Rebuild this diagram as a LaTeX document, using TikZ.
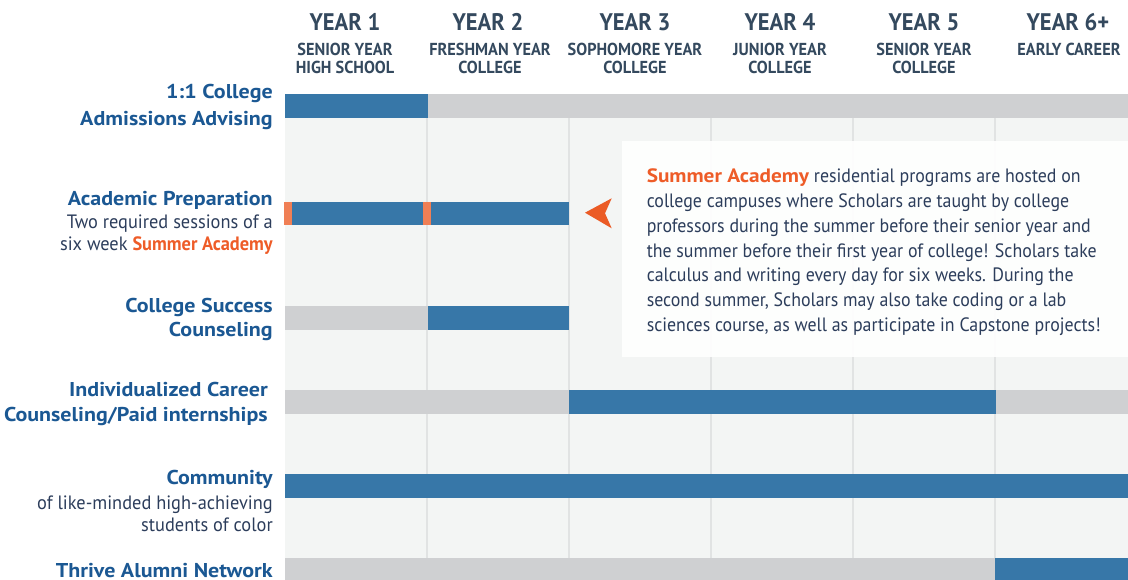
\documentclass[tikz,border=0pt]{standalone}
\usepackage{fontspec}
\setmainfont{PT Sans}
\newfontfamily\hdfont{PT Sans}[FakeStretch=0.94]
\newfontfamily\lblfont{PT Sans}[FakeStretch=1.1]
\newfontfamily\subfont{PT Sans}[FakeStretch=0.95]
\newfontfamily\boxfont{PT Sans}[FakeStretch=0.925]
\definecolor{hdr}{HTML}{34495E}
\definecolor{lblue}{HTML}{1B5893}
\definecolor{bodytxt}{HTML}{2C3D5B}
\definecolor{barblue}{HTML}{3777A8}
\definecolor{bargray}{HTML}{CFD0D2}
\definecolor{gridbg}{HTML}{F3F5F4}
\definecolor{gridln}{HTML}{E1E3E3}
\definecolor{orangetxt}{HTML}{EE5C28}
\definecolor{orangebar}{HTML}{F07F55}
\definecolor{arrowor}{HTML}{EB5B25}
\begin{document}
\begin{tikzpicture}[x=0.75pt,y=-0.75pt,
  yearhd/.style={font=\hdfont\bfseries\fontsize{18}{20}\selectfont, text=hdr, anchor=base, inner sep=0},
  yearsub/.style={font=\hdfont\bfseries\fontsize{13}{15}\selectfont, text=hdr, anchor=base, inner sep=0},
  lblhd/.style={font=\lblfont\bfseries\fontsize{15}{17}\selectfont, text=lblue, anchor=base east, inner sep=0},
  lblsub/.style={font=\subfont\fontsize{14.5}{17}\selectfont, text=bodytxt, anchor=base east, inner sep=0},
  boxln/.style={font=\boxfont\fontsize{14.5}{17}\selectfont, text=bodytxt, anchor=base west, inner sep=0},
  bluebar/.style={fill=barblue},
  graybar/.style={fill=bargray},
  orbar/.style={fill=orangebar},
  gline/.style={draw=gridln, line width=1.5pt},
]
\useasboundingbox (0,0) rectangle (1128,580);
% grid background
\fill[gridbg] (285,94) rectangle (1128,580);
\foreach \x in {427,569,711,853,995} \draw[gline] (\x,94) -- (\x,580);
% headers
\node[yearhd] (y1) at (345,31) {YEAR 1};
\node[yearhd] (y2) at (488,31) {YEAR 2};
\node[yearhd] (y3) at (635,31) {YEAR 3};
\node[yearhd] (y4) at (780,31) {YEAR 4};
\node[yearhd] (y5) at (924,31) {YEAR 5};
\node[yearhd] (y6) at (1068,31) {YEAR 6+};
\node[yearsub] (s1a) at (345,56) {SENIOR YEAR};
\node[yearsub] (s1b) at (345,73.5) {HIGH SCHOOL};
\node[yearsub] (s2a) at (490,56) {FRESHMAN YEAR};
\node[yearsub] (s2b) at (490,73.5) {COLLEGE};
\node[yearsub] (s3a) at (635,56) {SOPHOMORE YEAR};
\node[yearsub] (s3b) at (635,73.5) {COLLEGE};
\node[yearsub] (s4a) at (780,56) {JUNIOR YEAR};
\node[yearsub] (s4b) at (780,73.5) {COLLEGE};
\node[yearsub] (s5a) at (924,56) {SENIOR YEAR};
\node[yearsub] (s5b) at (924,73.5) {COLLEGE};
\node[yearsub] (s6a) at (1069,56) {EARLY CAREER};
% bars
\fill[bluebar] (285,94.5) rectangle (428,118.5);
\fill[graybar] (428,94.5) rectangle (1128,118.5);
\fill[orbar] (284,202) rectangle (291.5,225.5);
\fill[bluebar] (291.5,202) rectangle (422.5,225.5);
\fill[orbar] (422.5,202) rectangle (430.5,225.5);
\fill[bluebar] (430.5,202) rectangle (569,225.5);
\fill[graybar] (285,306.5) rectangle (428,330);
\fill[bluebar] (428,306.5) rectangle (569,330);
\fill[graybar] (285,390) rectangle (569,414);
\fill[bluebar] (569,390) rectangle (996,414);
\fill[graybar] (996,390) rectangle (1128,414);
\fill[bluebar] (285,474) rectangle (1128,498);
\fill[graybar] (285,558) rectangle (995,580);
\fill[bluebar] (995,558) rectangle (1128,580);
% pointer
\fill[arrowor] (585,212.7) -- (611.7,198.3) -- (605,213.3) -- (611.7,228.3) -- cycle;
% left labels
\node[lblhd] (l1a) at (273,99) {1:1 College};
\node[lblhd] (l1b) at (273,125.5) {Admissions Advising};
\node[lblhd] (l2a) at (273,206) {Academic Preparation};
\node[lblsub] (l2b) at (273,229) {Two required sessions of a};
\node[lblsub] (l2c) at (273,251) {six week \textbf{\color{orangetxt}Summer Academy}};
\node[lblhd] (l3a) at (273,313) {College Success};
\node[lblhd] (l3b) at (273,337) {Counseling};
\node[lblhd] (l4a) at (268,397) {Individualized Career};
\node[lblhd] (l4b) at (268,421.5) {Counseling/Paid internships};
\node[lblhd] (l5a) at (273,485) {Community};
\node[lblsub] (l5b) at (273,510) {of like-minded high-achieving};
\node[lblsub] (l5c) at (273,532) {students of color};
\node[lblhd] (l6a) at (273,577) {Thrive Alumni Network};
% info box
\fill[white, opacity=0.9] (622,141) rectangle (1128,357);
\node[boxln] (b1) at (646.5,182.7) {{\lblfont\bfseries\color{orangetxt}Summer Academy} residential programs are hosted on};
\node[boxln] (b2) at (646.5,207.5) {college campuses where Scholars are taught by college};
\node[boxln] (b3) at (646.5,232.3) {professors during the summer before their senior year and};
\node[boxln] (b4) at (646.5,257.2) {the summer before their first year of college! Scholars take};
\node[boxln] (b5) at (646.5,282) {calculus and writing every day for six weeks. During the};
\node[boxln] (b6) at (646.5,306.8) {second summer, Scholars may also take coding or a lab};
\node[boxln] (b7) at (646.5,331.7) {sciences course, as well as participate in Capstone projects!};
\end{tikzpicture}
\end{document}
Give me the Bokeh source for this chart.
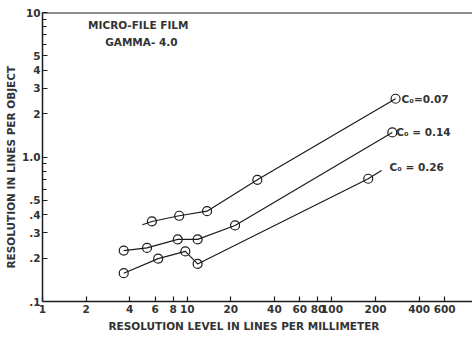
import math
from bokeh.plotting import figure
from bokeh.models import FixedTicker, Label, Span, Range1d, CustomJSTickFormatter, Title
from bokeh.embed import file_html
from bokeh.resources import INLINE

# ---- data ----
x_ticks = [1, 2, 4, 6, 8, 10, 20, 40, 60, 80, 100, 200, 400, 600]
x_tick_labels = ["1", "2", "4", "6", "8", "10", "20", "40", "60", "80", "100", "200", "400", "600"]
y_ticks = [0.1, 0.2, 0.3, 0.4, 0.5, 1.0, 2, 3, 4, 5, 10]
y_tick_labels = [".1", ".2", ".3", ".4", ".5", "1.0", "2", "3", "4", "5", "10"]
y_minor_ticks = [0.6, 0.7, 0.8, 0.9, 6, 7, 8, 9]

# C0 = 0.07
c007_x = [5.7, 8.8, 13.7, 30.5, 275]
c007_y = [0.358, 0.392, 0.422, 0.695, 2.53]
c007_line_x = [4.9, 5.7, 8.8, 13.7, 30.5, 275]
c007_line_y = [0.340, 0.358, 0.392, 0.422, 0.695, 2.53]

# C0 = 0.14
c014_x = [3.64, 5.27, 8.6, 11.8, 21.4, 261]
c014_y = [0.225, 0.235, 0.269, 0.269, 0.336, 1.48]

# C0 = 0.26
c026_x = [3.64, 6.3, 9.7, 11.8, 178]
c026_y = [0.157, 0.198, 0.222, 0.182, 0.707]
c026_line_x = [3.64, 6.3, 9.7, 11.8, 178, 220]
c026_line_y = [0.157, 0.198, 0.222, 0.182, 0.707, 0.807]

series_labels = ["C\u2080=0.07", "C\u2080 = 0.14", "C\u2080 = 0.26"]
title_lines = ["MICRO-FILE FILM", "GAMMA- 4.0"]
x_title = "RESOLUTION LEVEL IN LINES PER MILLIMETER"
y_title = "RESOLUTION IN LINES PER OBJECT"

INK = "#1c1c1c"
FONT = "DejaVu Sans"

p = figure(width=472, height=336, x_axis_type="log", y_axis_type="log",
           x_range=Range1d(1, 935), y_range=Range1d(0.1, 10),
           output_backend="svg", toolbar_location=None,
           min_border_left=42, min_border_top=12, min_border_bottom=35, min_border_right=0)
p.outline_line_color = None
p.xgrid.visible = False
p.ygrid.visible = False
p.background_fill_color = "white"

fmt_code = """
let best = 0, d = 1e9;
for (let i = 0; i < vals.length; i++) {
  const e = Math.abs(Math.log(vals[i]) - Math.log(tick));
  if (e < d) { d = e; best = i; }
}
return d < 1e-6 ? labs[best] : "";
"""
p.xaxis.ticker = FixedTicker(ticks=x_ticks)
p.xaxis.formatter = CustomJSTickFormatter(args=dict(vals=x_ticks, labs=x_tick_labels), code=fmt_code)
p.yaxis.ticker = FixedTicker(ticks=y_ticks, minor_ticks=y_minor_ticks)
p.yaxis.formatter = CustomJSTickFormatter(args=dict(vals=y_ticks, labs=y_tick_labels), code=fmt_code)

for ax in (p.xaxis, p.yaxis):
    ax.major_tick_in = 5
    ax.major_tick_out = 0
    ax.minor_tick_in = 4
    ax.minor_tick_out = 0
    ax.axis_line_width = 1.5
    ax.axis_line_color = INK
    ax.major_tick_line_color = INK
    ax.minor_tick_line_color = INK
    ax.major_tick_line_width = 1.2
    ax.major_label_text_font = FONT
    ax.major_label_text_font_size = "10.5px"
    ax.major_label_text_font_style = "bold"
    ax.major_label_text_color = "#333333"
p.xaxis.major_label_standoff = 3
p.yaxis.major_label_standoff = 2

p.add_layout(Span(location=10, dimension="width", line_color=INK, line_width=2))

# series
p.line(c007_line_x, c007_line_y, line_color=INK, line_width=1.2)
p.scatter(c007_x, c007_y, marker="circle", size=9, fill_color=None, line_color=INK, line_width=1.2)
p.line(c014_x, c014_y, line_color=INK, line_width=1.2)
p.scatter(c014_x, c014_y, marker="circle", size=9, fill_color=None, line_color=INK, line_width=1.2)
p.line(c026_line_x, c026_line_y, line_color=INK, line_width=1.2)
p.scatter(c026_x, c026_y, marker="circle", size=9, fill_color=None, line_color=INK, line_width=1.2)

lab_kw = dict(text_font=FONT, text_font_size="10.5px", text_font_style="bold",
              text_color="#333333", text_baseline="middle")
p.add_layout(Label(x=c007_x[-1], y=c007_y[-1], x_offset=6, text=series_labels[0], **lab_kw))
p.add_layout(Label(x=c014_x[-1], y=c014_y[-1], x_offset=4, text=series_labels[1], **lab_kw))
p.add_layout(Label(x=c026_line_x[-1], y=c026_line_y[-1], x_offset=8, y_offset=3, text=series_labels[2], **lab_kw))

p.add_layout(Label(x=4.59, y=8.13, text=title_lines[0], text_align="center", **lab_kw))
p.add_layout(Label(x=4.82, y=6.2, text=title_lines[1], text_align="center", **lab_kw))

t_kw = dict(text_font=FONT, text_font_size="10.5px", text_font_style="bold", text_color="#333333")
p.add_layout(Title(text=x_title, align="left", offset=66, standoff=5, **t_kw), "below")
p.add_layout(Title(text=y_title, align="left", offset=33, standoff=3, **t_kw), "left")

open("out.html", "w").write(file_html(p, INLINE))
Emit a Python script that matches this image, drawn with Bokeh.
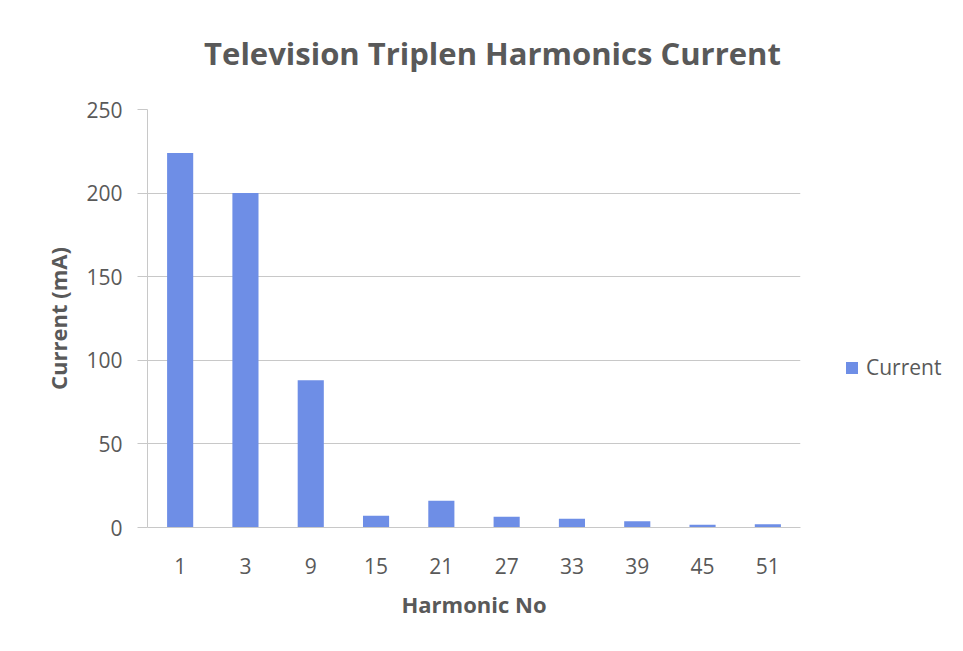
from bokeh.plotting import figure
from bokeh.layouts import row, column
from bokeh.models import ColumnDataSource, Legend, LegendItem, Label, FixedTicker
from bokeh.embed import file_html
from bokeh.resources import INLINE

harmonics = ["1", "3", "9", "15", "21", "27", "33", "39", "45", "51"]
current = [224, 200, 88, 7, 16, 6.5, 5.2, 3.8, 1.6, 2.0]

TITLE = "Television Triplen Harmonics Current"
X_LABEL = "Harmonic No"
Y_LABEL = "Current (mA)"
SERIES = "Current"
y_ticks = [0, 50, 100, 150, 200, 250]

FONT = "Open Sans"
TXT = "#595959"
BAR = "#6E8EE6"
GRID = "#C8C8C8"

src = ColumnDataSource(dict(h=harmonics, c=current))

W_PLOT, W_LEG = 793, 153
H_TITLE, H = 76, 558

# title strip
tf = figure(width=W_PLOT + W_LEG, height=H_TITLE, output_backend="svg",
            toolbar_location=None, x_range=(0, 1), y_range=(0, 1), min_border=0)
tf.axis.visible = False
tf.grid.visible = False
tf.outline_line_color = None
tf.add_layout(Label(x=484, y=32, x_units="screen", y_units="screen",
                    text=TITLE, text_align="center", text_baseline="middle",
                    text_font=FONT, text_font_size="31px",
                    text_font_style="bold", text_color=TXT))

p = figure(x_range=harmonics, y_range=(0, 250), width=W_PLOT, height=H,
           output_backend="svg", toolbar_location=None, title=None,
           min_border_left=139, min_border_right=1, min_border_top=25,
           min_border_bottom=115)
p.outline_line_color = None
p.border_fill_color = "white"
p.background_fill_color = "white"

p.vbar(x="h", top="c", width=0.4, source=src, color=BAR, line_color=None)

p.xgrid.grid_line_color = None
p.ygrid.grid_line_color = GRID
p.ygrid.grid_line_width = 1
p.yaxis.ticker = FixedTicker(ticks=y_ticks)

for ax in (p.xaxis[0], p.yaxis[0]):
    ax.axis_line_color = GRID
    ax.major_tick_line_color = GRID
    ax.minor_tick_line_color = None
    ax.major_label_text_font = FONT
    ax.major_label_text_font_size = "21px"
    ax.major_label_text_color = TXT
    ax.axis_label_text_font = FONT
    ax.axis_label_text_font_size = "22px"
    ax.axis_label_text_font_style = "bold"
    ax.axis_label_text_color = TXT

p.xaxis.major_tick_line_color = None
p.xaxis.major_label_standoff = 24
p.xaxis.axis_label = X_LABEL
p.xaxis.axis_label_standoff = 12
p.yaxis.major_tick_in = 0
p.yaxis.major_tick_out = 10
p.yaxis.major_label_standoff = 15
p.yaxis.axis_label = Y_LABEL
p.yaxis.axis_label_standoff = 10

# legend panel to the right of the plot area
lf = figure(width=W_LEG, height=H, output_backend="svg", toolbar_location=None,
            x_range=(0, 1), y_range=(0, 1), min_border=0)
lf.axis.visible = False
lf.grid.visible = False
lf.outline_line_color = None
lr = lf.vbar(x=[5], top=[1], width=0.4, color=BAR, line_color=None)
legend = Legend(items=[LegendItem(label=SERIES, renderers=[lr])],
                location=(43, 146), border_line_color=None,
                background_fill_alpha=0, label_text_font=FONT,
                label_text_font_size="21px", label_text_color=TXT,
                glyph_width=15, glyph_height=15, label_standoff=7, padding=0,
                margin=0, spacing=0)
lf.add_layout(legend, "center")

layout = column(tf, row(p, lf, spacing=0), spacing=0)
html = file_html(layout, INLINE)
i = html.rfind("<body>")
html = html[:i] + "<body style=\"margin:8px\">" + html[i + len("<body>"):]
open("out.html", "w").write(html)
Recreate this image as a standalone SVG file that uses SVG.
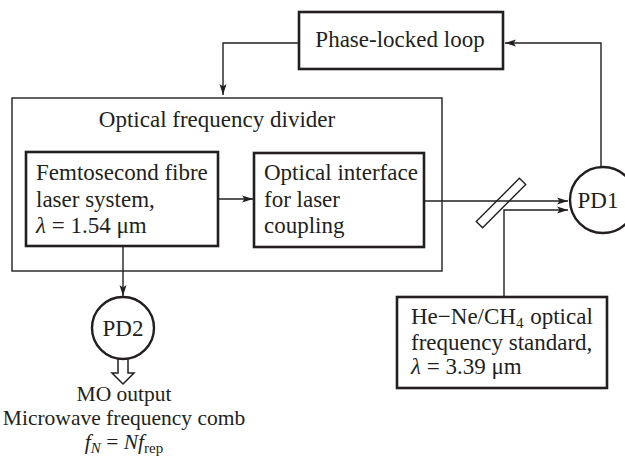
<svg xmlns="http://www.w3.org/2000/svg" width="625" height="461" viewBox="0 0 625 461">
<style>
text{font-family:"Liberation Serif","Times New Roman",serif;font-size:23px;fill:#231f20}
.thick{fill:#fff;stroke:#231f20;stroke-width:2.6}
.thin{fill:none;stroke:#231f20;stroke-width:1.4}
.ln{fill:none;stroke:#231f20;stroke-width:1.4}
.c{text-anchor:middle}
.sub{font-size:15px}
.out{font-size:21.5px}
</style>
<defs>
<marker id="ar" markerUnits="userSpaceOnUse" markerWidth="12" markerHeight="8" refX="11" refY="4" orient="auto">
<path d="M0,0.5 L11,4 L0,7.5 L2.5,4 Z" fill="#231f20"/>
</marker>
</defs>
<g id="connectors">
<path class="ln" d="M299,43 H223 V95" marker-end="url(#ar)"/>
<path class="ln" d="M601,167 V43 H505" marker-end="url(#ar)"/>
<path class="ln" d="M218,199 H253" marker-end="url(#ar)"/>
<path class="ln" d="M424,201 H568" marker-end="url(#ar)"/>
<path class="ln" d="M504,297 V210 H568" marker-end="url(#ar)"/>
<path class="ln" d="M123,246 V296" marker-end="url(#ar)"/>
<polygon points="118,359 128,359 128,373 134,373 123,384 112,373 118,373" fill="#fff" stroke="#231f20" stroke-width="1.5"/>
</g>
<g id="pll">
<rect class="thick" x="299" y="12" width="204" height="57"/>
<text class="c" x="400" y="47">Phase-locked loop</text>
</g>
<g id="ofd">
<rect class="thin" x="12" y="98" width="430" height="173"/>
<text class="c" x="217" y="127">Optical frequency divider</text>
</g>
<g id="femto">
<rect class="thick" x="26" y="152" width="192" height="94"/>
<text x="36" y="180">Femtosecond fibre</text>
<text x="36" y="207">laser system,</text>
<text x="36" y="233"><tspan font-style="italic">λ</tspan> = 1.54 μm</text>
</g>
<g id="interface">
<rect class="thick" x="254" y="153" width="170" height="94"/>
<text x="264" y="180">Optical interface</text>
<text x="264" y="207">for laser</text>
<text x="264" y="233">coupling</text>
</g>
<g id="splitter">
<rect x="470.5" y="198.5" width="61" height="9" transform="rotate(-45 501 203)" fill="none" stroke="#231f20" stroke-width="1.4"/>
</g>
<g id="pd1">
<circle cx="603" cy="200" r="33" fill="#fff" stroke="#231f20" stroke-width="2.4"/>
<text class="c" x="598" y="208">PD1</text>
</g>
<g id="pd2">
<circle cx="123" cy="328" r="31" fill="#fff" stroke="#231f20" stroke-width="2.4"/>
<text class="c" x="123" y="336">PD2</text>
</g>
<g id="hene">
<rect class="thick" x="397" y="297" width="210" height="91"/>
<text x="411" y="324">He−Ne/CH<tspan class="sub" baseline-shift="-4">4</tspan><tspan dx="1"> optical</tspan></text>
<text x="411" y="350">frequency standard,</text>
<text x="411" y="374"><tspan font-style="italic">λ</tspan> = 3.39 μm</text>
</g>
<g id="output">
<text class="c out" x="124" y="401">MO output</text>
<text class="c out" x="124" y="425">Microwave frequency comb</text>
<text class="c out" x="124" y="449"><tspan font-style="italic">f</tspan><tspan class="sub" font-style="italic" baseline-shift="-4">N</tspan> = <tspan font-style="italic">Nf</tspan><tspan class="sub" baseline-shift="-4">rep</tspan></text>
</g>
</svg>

Written exercise | Begin at the line that has "Emit a Python", stop after the line that has "3.8, 1.6, 2.0]", and reproduce every line between them exactly and nothing else. Pictures stay out of the copy.

Solution to this problem |
Emit a Python script that matches this image, drawn with Bokeh.
from bokeh.plotting import figure
from bokeh.layouts import row, column
from bokeh.models import ColumnDataSource, Legend, LegendItem, Label, FixedTicker
from bokeh.embed import file_html
from bokeh.resources import INLINE

harmonics = ["1", "3", "9", "15", "21", "27", "33", "39", "45", "51"]
current = [224, 200, 88, 7, 16, 6.5, 5.2, 3.8, 1.6, 2.0]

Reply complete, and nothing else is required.